Agustín Módica

Personal information
- Full name: Agustín Ignacio Módica
- Date of birth: 12 January 2003 (age 23)
- Place of birth: Pietra Ligure, Italy
- Position: Forward

Team information
- Current team: Gimnasia Mendoza
- Number: 29

Senior career*
- Years: Team / Apps / (Gls)
- 2023–2026: Rosario Central / 20 / (3)
- 2026–: Gimnasia Mendoza / 13 / (4)

= Agustín Módica =

Argentine-Italian footballer (born 2003)

Agustín Ignacio Módica (born 12 January 2003) is an Argentine-Italian footballer who plays as a forward for Argentine Primera División club Gimnasia Mendoza. Born in Italy, he is a dual citizen with Argentina.

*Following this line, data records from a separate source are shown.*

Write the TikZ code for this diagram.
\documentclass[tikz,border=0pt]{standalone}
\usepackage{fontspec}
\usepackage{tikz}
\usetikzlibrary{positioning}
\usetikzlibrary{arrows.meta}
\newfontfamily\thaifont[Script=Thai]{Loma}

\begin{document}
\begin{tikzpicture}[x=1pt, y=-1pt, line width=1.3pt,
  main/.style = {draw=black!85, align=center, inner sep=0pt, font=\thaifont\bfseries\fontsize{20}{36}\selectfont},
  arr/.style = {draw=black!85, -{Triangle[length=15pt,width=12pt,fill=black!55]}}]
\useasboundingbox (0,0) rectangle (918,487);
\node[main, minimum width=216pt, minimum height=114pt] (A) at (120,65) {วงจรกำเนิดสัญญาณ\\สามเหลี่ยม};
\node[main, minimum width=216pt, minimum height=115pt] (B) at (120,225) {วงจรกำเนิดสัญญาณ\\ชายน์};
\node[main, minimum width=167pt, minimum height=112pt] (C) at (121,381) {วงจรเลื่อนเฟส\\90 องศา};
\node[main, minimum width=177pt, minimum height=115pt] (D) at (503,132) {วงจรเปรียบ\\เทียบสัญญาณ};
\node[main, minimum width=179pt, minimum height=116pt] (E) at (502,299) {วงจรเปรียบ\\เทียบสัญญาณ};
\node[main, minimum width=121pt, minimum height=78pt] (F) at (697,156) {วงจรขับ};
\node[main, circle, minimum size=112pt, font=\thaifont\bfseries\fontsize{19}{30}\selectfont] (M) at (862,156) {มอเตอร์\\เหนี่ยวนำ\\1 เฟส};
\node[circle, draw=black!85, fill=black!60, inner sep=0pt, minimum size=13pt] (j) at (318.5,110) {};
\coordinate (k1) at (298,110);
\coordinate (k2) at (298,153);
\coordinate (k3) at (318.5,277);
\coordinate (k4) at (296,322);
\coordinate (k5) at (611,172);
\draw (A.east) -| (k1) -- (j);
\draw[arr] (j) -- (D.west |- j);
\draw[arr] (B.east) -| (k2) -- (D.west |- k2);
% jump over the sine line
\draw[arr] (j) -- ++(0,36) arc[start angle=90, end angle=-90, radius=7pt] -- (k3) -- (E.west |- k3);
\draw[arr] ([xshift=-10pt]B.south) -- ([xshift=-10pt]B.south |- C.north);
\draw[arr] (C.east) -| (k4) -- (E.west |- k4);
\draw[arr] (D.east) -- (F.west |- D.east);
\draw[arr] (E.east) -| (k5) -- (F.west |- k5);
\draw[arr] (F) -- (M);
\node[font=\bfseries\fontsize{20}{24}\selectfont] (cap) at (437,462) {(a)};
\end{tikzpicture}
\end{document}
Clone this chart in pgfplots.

==Early and personal life==
Módica's father Pablo was born and raised in Argentina and is of Italian descent. Pablo played football for Central Córdoba, Argentino de Rosario and lower-league Italian clubs. The younger Módica was born in Pietra Ligure in the Province of Savona, when his father played for Albenga 1928. The family returned to Argentina when Módica was two years old.

==Career==
Módica spent his youth career in the city of Rosario with Amistad y Progreso, Newell's Old Boys, Río Negro, Central Córdoba (30 goals) and Central Córdoba. He was signed to Rosario Central in 2021. In 2022, he took part in the Torneo Gobernador Luciano Molinas, a tournament for reserve teams of clubs in Rosario. He scored 19 goals in the first 13 games, including both on 26 June in a 2–0 win away to Newell's in the Rosario derby. In his next game, he was sent off in a 2–1 loss at home to Newell's; further incidents in the game caused the entire league season to be abandoned.

On 19 September 2023, Módica made his professional debut in the Argentine Primera División as a 69th-minute substitute for Tobías Cervera, in a 1–1 home draw against Independiente. The following 14 March he made his first start in the Copa Argentina, a penalty shootout win in the last 64 at home to Douglas Haig. On 23 April he made his continental debut in the group stage of the Copa Libertadores, scoring the equaliser in a 1–1 draw at Caracas ten minutes after replacing Cervera again.

Making a first league start on 10 May 2024, Módica took six minutes to score the opening goal of a 3–2 loss at Argentinos Juniors. Five days later, he netted twice in a 4–1 continental win over Caracas at the Estadio Gigante de Arroyito. On 19 July, in the first domestic game after the 2024 Copa América break, he scored another two goals in a 4–2 home win over Sarmiento.